Hijacking Thanksgiving

Thanksgiving has been hijacked by my brother. I guess it’s been about four or five years since my mother claimed to be too old and tired (and wise), to host the holiday gatherings.  We took pity on her and I immediately claimed Thanksgiving since I was the one who had an antique tea set with fall leaves painted on it — perfect for Thanksgiving. I’m the one who knows how to roast a perfectly moist, savory turkey and can make real authentic cranberry sauce that doesn’t have little ridges where it plopped out of the can. I even own my very own pilgrim costume  — really.

 

But brother Robert ironically has the big house and like most babies of the family, pitched the (fit) idea that he was discriminated against because he was single and didn’t know how to cook, so why not come to his house? My sons love going to Uncle Robert’s because he has cool gadgets and has built an amazing house that has a bathroom floor tiled with pennies and a real fire pole to slide down from the second floor hallway into the first floor dining room. He wanted Thanksgiving, so of course, he got it.

 

Robert is a bachelor who barely has enough plates for everyone. I always fear a Snoopy Thanksgiving with a ping-pong table set for the Peanuts gang with bowls of popcorn, toast and jelly beans.

 

It’s confusing because I also have a husband named Robert.

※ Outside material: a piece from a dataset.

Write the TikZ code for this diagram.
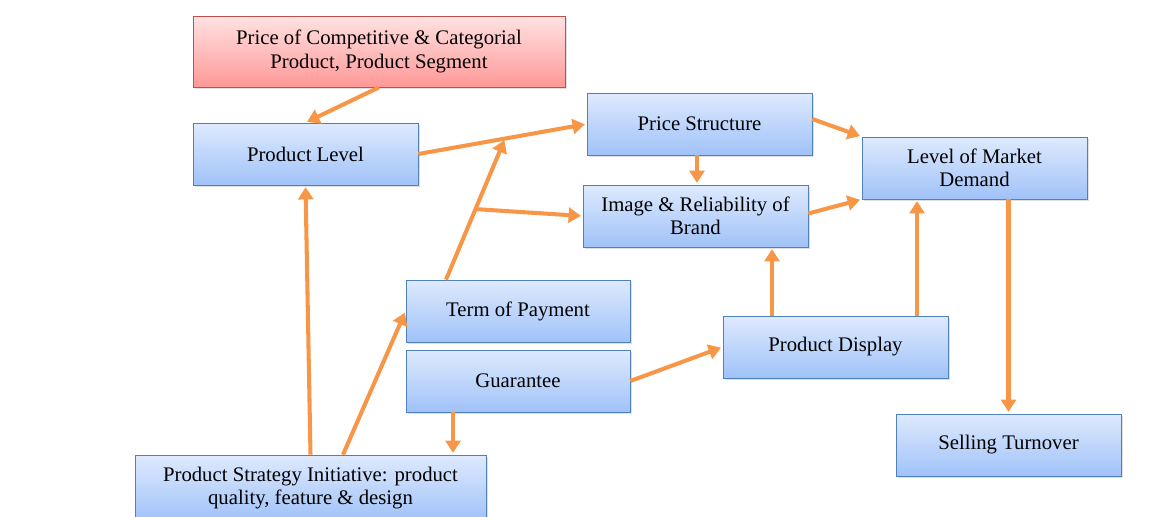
\documentclass[tikz,border=0pt]{standalone}
\usepackage{fontspec}
\setmainfont{Liberation Serif}
\usetikzlibrary{arrows.meta, positioning, calc, shadows}

\definecolor{boxline}{RGB}{79,129,189}
\definecolor{boxtop}{RGB}{222,234,254}
\definecolor{boxbot}{RGB}{160,194,248}
\definecolor{redline}{RGB}{192,80,77}
\definecolor{redtop}{RGB}{255,226,226}
\definecolor{redbot}{RGB}{255,152,152}
\definecolor{flow}{RGB}{247,150,70}

\tikzset{
	block/.style={draw=boxline, top color=boxtop, bottom color=boxbot, align=center,
		minimum width=4.5cm, minimum height=1.24cm, inner sep=2pt,
		font=\fontsize{11.8}{13.2}\selectfont,
		drop shadow={opacity=0.25, shadow xshift=1.2pt, shadow yshift=-1.2pt}},
	redblock/.style={block, draw=redline, top color=redtop, bottom color=redbot},
	flowarrow/.style={draw=flow, line width=2.3pt, -{Triangle[length=7pt,width=8.5pt]}, shorten >=1pt}
}

\begin{document}
\begin{tikzpicture}
		\useasboundingbox (0,0) rectangle (23.32,10.32);
		% boxes
		\node[redblock, minimum width=7.44cm, minimum height=1.42cm](price) at (7.58,9.29) {Price of Competitive \& Categorial\\Product, Product Segment};
		\node[block](level) at (6.11,7.24) {Product Level};
		\node[block](structure) at (13.99,7.84) {Price Structure};
		\node[block](image) at (13.91,6.00) {Image \& Reliability of\\Brand};
		\node[block](demand) at (19.49,6.96) {Level of Market\\Demand};
		\node[block, minimum width=4.48cm](payment) at (10.36,4.10) {Term of Payment};
		\node[block, minimum width=4.48cm](guarantee) at (10.36,2.70) {Guarantee};
		\node[block](display) at (16.71,3.38) {Product Display};
		\node[block](selling) at (20.17,1.42) {Selling Turnover};
		\node[block, minimum width=7.02cm, minimum height=1.32cm](strategy) at (6.21,0.56) {Product Strategy Initiative: product\\quality, feature \& design};
		% helper points
		\coordinate (join) at ($(level.east)!0.515!(structure.west)$);
		\coordinate (p1) at ([xshift=-1.44cm]payment.north);
		\coordinate (fork) at ($(p1)!0.5!(join)$);
		\coordinate (c1) at ([xshift=-0.05cm]structure.south);
		\coordinate (d1) at ([xshift=-1.27cm]display.north);
		\coordinate (d2) at ([xshift=1.63cm]display.north);
		\coordinate (d3) at (selling.north |- demand.south);
		\coordinate (g1) at ([xshift=-1.3cm]guarantee.south);
		\coordinate (s1) at ([xshift=0.65cm]strategy.north);
		% arrows
		\draw [flowarrow] (price.south) -- (level.north);
		\draw [flowarrow] (level.east) -- (structure.west);
		\draw [flowarrow] (p1) -- (join);
		\draw [flowarrow] (fork) -- (image.west);
		\draw [flowarrow] (strategy.north) -- (level.south);
		\draw [flowarrow] (s1) -- (payment.west);
		\draw [flowarrow] (c1) -- (c1 |- image.north);
		\draw [flowarrow] ([yshift=0.1cm]structure.east) -- (demand.north west);
		\draw [flowarrow] ([yshift=0.05cm]image.east) -- (demand.south west);
		\draw [flowarrow] (d1) -- (d1 |- image.south);
		\draw [flowarrow] (d2) -- (d2 |- demand.south);
		\draw [flowarrow] (d3) -- (selling.north);
		\draw [flowarrow] (guarantee.east) -- (display.west);
		\draw [flowarrow] (g1) -- (g1 |- strategy.north);
	\end{tikzpicture}
\end{document}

We have a Robert Harrison and a Harrison Robert. Robbie, Bob, Bobby, Rob and Bert also show up from time to time. When a Southern family loves a name, they own it and squeeze every syllable out of it. There are also three Dougs at our holiday meal — two human and one canine.

 

Brother Robert knows I’d break out in hives at paper plates, so was kind enough that first year to only invite the exact number of people for the exact number of different colored Fiestaware  he owned. A girl showed up and kept referring to my brother as “we”-this and “we”- that. I knew she was trouble when she said her favorite kind of Coke was Pepsi. Lawdy mercy, it was a long day.

 

Thank goodness our family is the non-fighting type (we just grind our teeth in our sleep) and only invite friends we adore. We all hate the same football teams and love the same politicians, so conversation is joyful and civil, although the dental bills are high.

 

The Thanksgiving miracle is that we somehow make it through the day even though there isn’t a single pickle fork or cloth napkin in Robert’s entire house.  At the end of the day, we plan Christmas at my house where all the dishes match and no one slides around on a pole.

 

This will be our first holiday season without my Dad and although I’ll be ready to break out in a giant boo-hoo pity party, the lively people I celebrate with will be there with me. You may not have a fire pole in your dining room, but everyone’s family is unique in some way.  Some say Southerners are crazy —but it’s in a good way of course. And my mother, who sits back and watches her two children knock themselves out to host the holidays is the most brilliant and relaxed person in the family. Who’s crazy now?